Step 3: It only remains to define $W$ in the balls $B_i$. Currently $W$ is defined and continuous on $\partial B_i$ for each $i$. We define $W$ in the $B_i$ by $B(x) = \frac{\|x - \alpha_i\|}{\delta}W\left(\alpha_{i} + \delta \frac{x - \alpha_i}{\|x - \alpha_i\|}\right).$ Note that the minimum value of $W$ in $\partial B_i$ is $1$, and this value is obtained exactly at the points $L_{ij}\cap \partial B_i$. It follows that the segments $L_{ij}\cap B_i$ are minimal geodesic segments for $W$ in $B_i$.
So now we have constructed $W$. It is continuous, it vanishes precisely at the $\alpha_i$, and we have show that the $L_{ij}$ are geodesics for $W$. Here's what this gives us:
Step 4: By adjusting the $\Lambda_{ij}$, we can make the length of $L_{ij}$ equal to $\sigma_{ij}$. We therefore get geodesic segments $L_{ij}$ from $\alpha_i$ to $\alpha_j$ of exactly the right length.
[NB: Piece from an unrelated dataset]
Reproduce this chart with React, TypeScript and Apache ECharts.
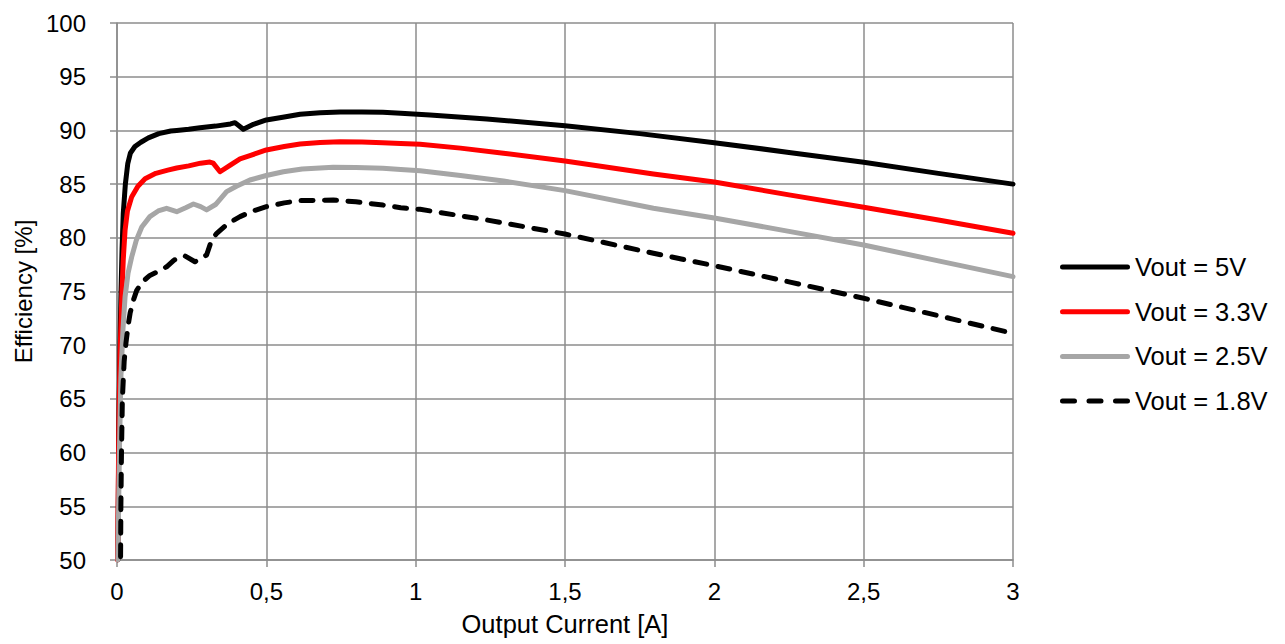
import React, { useEffect, useRef } from "react";
import * as echarts from "echarts";

const seriesNames = ["Vout = 5V", "Vout = 3.3V", "Vout = 2.5V", "Vout = 1.8V"];

const current5V = [0.003, 0.006, 0.01, 0.013, 0.017, 0.021, 0.028, 0.036, 0.045, 0.06, 0.08, 0.105, 0.14, 0.18, 0.2, 0.24, 0.278, 0.33, 0.38, 0.395, 0.423, 0.457, 0.5, 0.56, 0.613, 0.68, 0.747, 0.82, 0.89, 0.95, 1.048, 1.238, 1.5, 1.75, 2.0, 2.25, 2.5, 2.75, 3.0];
const eff5V = [50, 62, 70, 74.5, 79, 82.3, 85, 86.9, 87.9, 88.5, 88.9, 89.3, 89.7, 89.95, 90.0, 90.1, 90.25, 90.4, 90.6, 90.72, 90.1, 90.57, 90.97, 91.25, 91.5, 91.65, 91.71, 91.72, 91.68, 91.6, 91.43, 91.06, 90.44, 89.7, 88.86, 87.95, 87.03, 86.0, 85.0];

const current3V3 = [0.002, 0.006, 0.01, 0.016, 0.021, 0.027, 0.035, 0.049, 0.07, 0.094, 0.13, 0.17, 0.2, 0.24, 0.28, 0.311, 0.322, 0.345, 0.378, 0.412, 0.45, 0.5, 0.56, 0.613, 0.68, 0.747, 0.82, 0.89, 0.95, 1.015, 1.15, 1.294, 1.5, 1.796, 2.0, 2.25, 2.5, 2.75, 3.0];
const eff3V3 = [50, 62, 69, 74.5, 78, 80.7, 82.5, 83.8, 84.8, 85.5, 86.0, 86.3, 86.5, 86.7, 86.95, 87.05, 86.95, 86.15, 86.75, 87.35, 87.7, 88.18, 88.5, 88.73, 88.88, 88.95, 88.93, 88.86, 88.78, 88.7, 88.35, 87.87, 87.15, 85.94, 85.2, 84.0, 82.84, 81.65, 80.42];

const current2V5 = [0.003, 0.008, 0.013, 0.02, 0.027, 0.037, 0.049, 0.065, 0.083, 0.11, 0.138, 0.166, 0.2, 0.23, 0.256, 0.28, 0.3, 0.33, 0.367, 0.4, 0.445, 0.5, 0.557, 0.62, 0.724, 0.8, 0.89, 0.95, 1.015, 1.15, 1.294, 1.5, 1.796, 2.0, 2.25, 2.5, 2.75, 3.0];
const eff2V5 = [50, 60, 67, 71.5, 74.5, 76.7, 78.2, 79.8, 81.0, 81.97, 82.5, 82.75, 82.43, 82.8, 83.15, 82.9, 82.6, 83.1, 84.3, 84.8, 85.38, 85.8, 86.15, 86.4, 86.56, 86.55, 86.47, 86.35, 86.25, 85.8, 85.29, 84.39, 82.75, 81.85, 80.6, 79.33, 77.85, 76.38];

const current1V8 = [0.012, 0.013, 0.015, 0.018, 0.024, 0.03, 0.037, 0.044, 0.055, 0.066, 0.085, 0.11, 0.14, 0.166, 0.19, 0.211, 0.228, 0.261, 0.3, 0.317, 0.334, 0.37, 0.412, 0.45, 0.5, 0.56, 0.613, 0.724, 0.8, 0.89, 0.95, 1.015, 1.238, 1.5, 1.796, 2.0, 2.25, 2.5, 2.75, 3.0];
const eff1V8 = [50.3, 55, 60, 65, 68.5, 70.2, 71.8, 73.0, 74.2, 75.1, 75.9, 76.5, 76.9, 77.3, 77.9, 78.24, 78.3, 77.77, 78.4, 79.8, 80.42, 81.3, 81.97, 82.45, 82.9, 83.25, 83.46, 83.52, 83.35, 83.05, 82.8, 82.65, 81.66, 80.35, 78.56, 77.4, 75.9, 74.37, 72.75, 71.1];

const xTicks = { min: 0, max: 3, interval: 0.5 };
const yTicks = { min: 50, max: 100, interval: 5 };

const zip = (xs: number[], ys: number[]) => xs.map((x, i) => [x, ys[i]]);

const FONT = "'Liberation Sans', Arial, sans-serif";
const GRID = "#8c8c8c";

const SOLID_ICON = "path://M2.5,0 L67.5,0 A2.5,2.5 0 0 1 67.5,5 L2.5,5 A2.5,2.5 0 0 1 2.5,0 Z";
const DASH_ICON =
  "path://M2.5,0 L14.5,0 A2.5,2.5 0 0 1 14.5,5 L2.5,5 A2.5,2.5 0 0 1 2.5,0 Z " +
  "M29,0 L41,0 A2.5,2.5 0 0 1 41,5 L29,5 A2.5,2.5 0 0 1 29,0 Z " +
  "M55.5,0 L67.5,0 A2.5,2.5 0 0 1 67.5,5 L55.5,5 A2.5,2.5 0 0 1 55.5,0 Z";

export default function App() {
  const ref = useRef<HTMLDivElement>(null);
  useEffect(() => {
    if (!ref.current) return;
    const chart = echarts.init(ref.current, undefined, { renderer: "svg" });
    const mk = (i: number, xs: number[], ys: number[], color: string, dashed: boolean) => ({
      name: seriesNames[i],
      type: "line",
      data: zip(xs, ys),
      symbol: "none",
      smooth: false,
      clip: true,
      lineStyle: {
        color,
        width: 5,
        type: dashed ? [12, 11.5] : "solid",
        cap: "round",
        join: "round",
      },
      itemStyle: { color },
    });
    chart.setOption({
      animation: false,
      backgroundColor: "#ffffff",
      textStyle: { fontFamily: FONT },
      grid: { left: 117, right: 272, top: 23, bottom: 84, containLabel: false },
      legend: {
        orient: "vertical",
        left: 1060,
        top: 254,
        padding: 0,
        itemWidth: 70,
        itemHeight: 5,
        itemGap: 18.7,
        textStyle: { fontSize: 25.5, color: "#000", fontFamily: FONT },
        data: seriesNames.map((n, i) => ({ name: n, icon: i === 3 ? DASH_ICON : SOLID_ICON })),
      },
      xAxis: {
        type: "value",
        min: xTicks.min,
        max: xTicks.max,
        interval: xTicks.interval,
        name: "Output Current [A]",
        nameLocation: "middle",
        nameGap: 51,
        nameTextStyle: { fontSize: 25.5, color: "#000", fontFamily: FONT },
        axisLine: { show: true, lineStyle: { color: GRID, width: 1.5 } },
        axisTick: { show: true, length: 7, lineStyle: { color: GRID, width: 1.5 } },
        axisLabel: {
          fontSize: 24,
          color: "#000",
          margin: 19,
          formatter: (v: number) => String(v).replace(".", ","),
        },
        splitLine: { show: true, lineStyle: { color: GRID, width: 1.5 } },
      },
      yAxis: {
        type: "value",
        min: yTicks.min,
        max: yTicks.max,
        interval: yTicks.interval,
        name: "Efficiency [%]",
        nameLocation: "middle",
        nameGap: 82,
        nameTextStyle: { fontSize: 24, color: "#000", fontFamily: FONT },
        axisLine: { show: true, lineStyle: { color: GRID, width: 1.5 } },
        axisTick: { show: true, length: 7, lineStyle: { color: GRID, width: 1.5 } },
        axisLabel: { fontSize: 24, color: "#000", margin: 31 },
        splitLine: { show: true, lineStyle: { color: GRID, width: 1.5 } },
      },
      series: [
        mk(0, current5V, eff5V, "#000000", false),
        mk(1, current3V3, eff3V3, "#ff0000", false),
        mk(2, current2V5, eff2V5, "#a6a6a6", false),
        mk(3, current1V8, eff1V8, "#000000", true),
      ],
    });
    return () => chart.dispose();
  }, []);
  return (
    <div
      ref={ref}
      style={{ position: "fixed", left: 0, top: 0, width: 1285, height: 644, background: "#fff" }}
    />
  );
}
Moreover, by making $M$ large enough, we can ensure that these geodesics are minimal: if $M$ is large enough, no minimal geodesic from $\alpha_i$ to $\alpha_j$ will pass through the region $\mathbb{R}^3\smallsetminus (\bigcup_k B_k\cup\bigcup_{k,l}T_{kl})$.
I think this construction, though a pain to write out, works for $\mathbb{R}^3$. In $\mathbb{R}^2$ it doesn't work since you cannot choose the $\alpha_i$ as in our assumption. In order to adapt this method to $\mathbb{R}^2$, something you can do would be to choose your $\alpha_i$, and consider the graph $\bigcup_{ij}L_{ij}$. Assign to each edge a weight such that $\alpha_i$ and $\alpha_j$ are at a distance $\sigma_{ij}$ apart with respect to these weights. You can then do the above procedure to construct a $W$ which makes each of the edges in the graph minimal geodesic with length equal to that weight.
I hope this all works. I'm curious to hear what people think.